__Brief__.
Copy each line of the data below exactly, leaving out pictures.

= = = =

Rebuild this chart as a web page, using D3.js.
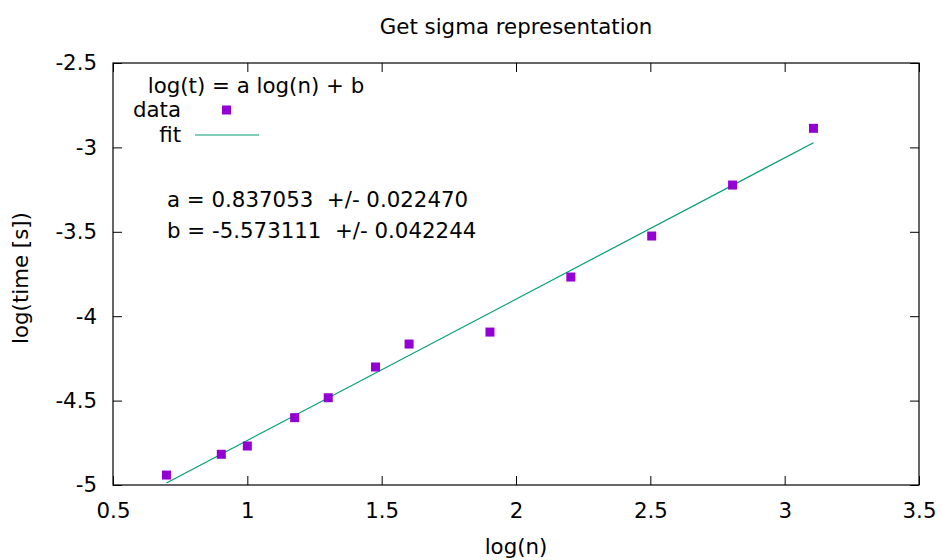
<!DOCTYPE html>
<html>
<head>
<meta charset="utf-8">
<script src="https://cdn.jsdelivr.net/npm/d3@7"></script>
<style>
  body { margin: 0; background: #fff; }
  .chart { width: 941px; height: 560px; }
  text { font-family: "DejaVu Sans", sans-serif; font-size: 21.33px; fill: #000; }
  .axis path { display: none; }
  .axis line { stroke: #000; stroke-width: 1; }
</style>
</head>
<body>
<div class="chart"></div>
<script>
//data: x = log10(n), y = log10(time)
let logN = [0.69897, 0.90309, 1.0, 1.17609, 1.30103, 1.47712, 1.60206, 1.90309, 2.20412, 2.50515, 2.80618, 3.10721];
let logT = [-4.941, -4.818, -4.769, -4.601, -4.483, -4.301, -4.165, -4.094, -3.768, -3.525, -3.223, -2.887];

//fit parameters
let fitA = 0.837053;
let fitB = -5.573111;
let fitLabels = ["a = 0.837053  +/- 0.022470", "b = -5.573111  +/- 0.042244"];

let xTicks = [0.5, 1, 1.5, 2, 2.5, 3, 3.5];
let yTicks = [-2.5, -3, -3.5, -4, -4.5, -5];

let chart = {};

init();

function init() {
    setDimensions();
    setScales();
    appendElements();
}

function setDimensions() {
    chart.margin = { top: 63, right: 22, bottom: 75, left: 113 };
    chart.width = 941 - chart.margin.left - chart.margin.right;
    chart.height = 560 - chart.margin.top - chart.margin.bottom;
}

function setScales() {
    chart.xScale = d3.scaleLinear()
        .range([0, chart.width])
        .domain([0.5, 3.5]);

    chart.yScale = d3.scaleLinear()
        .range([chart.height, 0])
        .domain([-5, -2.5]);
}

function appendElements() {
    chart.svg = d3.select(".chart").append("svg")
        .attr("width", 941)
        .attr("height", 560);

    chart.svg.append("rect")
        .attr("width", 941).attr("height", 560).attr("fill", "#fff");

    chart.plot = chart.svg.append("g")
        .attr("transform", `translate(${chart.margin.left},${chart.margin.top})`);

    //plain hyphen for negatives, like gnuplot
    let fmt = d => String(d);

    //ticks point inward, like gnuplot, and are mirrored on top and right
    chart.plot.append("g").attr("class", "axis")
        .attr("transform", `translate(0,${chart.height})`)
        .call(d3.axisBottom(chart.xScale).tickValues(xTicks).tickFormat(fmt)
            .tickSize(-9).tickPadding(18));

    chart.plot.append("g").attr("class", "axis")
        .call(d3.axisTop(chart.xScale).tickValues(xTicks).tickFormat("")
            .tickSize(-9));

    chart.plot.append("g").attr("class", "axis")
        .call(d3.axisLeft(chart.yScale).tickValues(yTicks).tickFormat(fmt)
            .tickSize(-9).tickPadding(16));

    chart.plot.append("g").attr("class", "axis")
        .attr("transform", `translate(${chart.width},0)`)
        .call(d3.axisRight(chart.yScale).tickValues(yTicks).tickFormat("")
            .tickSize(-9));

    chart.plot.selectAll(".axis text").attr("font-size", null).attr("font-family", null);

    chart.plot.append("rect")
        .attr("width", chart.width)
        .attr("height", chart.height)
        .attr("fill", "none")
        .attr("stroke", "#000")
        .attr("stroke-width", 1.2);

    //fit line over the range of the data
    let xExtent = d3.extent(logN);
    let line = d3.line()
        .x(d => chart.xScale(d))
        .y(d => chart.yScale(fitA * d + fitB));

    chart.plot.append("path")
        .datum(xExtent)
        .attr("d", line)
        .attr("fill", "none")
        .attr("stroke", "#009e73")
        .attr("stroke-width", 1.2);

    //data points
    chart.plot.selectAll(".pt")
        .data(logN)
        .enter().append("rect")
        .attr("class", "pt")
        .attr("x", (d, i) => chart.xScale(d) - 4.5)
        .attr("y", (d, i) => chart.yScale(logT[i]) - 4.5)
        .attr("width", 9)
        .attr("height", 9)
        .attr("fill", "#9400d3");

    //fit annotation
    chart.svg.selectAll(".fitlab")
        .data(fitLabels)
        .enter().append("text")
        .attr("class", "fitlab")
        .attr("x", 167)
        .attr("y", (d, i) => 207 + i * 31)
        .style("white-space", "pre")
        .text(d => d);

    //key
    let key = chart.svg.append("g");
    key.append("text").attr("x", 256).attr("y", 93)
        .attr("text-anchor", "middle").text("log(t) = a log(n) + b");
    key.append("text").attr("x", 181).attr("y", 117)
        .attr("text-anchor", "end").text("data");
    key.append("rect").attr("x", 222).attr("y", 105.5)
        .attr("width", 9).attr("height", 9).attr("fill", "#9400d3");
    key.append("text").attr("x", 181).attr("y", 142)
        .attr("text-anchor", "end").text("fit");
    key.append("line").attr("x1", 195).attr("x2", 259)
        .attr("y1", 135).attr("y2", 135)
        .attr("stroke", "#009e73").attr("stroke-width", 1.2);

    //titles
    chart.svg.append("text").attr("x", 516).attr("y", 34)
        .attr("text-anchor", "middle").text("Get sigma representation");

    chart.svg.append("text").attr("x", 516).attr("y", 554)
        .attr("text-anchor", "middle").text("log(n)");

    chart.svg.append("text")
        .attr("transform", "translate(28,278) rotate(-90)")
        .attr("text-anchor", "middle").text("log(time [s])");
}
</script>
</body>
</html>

= = = =

__Completed exercise__.
Rebuild this chart as a web page, using D3.js.
<!DOCTYPE html>
<html>
<head>
<meta charset="utf-8">
<script src="https://cdn.jsdelivr.net/npm/d3@7"></script>
<style>
  body { margin: 0; background: #fff; }
  .chart { width: 941px; height: 560px; }
  text { font-family: "DejaVu Sans", sans-serif; font-size: 21.33px; fill: #000; }
  .axis path { display: none; }
  .axis line { stroke: #000; stroke-width: 1; }
</style>
</head>
<body>
<div class="chart"></div>
<script>
//data: x = log10(n), y = log10(time)
let logN = [0.69897, 0.90309, 1.0, 1.17609, 1.30103, 1.47712, 1.60206, 1.90309, 2.20412, 2.50515, 2.80618, 3.10721];
let logT = [-4.941, -4.818, -4.769, -4.601, -4.483, -4.301, -4.165, -4.094, -3.768, -3.525, -3.223, -2.887];

//fit parameters
let fitA = 0.837053;
let fitB = -5.573111;
let fitLabels = ["a = 0.837053  +/- 0.022470", "b = -5.573111  +/- 0.042244"];

let xTicks = [0.5, 1, 1.5, 2, 2.5, 3, 3.5];
let yTicks = [-2.5, -3, -3.5, -4, -4.5, -5];

let chart = {};

init();

function init() {
    setDimensions();
    setScales();
    appendElements();
}

function setDimensions() {
    chart.margin = { top: 63, right: 22, bottom: 75, left: 113 };
    chart.width = 941 - chart.margin.left - chart.margin.right;
    chart.height = 560 - chart.margin.top - chart.margin.bottom;
}

function setScales() {
    chart.xScale = d3.scaleLinear()
        .range([0, chart.width])
        .domain([0.5, 3.5]);

    chart.yScale = d3.scaleLinear()
        .range([chart.height, 0])
        .domain([-5, -2.5]);
}

function appendElements() {
    chart.svg = d3.select(".chart").append("svg")
        .attr("width", 941)
        .attr("height", 560);

    chart.svg.append("rect")
        .attr("width", 941).attr("height", 560).attr("fill", "#fff");

    chart.plot = chart.svg.append("g")
        .attr("transform", `translate(${chart.margin.left},${chart.margin.top})`);

    //plain hyphen for negatives, like gnuplot
    let fmt = d => String(d);

    //ticks point inward, like gnuplot, and are mirrored on top and right
    chart.plot.append("g").attr("class", "axis")
        .attr("transform", `translate(0,${chart.height})`)
        .call(d3.axisBottom(chart.xScale).tickValues(xTicks).tickFormat(fmt)
            .tickSize(-9).tickPadding(18));

    chart.plot.append("g").attr("class", "axis")
        .call(d3.axisTop(chart.xScale).tickValues(xTicks).tickFormat("")
            .tickSize(-9));

    chart.plot.append("g").attr("class", "axis")
        .call(d3.axisLeft(chart.yScale).tickValues(yTicks).tickFormat(fmt)
            .tickSize(-9).tickPadding(16));

    chart.plot.append("g").attr("class", "axis")
        .attr("transform", `translate(${chart.width},0)`)
        .call(d3.axisRight(chart.yScale).tickValues(yTicks).tickFormat("")
            .tickSize(-9));

    chart.plot.selectAll(".axis text").attr("font-size", null).attr("font-family", null);

    chart.plot.append("rect")
        .attr("width", chart.width)
        .attr("height", chart.height)
        .attr("fill", "none")
        .attr("stroke", "#000")
        .attr("stroke-width", 1.2);

    //fit line over the range of the data
    let xExtent = d3.extent(logN);
    let line = d3.line()
        .x(d => chart.xScale(d))
        .y(d => chart.yScale(fitA * d + fitB));

    chart.plot.append("path")
        .datum(xExtent)
        .attr("d", line)
        .attr("fill", "none")
        .attr("stroke", "#009e73")
        .attr("stroke-width", 1.2);

    //data points
    chart.plot.selectAll(".pt")
        .data(logN)
        .enter().append("rect")
        .attr("class", "pt")
        .attr("x", (d, i) => chart.xScale(d) - 4.5)
        .attr("y", (d, i) => chart.yScale(logT[i]) - 4.5)
        .attr("width", 9)
        .attr("height", 9)
        .attr("fill", "#9400d3");

    //fit annotation
    chart.svg.selectAll(".fitlab")
        .data(fitLabels)
        .enter().append("text")
        .attr("class", "fitlab")
        .attr("x", 167)
        .attr("y", (d, i) => 207 + i * 31)
        .style("white-space", "pre")
        .text(d => d);

    //key
    let key = chart.svg.append("g");
    key.append("text").attr("x", 256).attr("y", 93)
        .attr("text-anchor", "middle").text("log(t) = a log(n) + b");
    key.append("text").attr("x", 181).attr("y", 117)
        .attr("text-anchor", "end").text("data");
    key.append("rect").attr("x", 222).attr("y", 105.5)
        .attr("width", 9).attr("height", 9).attr("fill", "#9400d3");
    key.append("text").attr("x", 181).attr("y", 142)
        .attr("text-anchor", "end").text("fit");
    key.append("line").attr("x1", 195).attr("x2", 259)
        .attr("y1", 135).attr("y2", 135)
        .attr("stroke", "#009e73").attr("stroke-width", 1.2);

    //titles
    chart.svg.append("text").attr("x", 516).attr("y", 34)
        .attr("text-anchor", "middle").text("Get sigma representation");

    chart.svg.append("text").attr("x", 516).attr("y", 554)
        .attr("text-anchor", "middle").text("log(n)");

    chart.svg.append("text")
        .attr("transform", "translate(28,278) rotate(-90)")
        .attr("text-anchor", "middle").text("log(time [s])");
}
</script>
</body>
</html>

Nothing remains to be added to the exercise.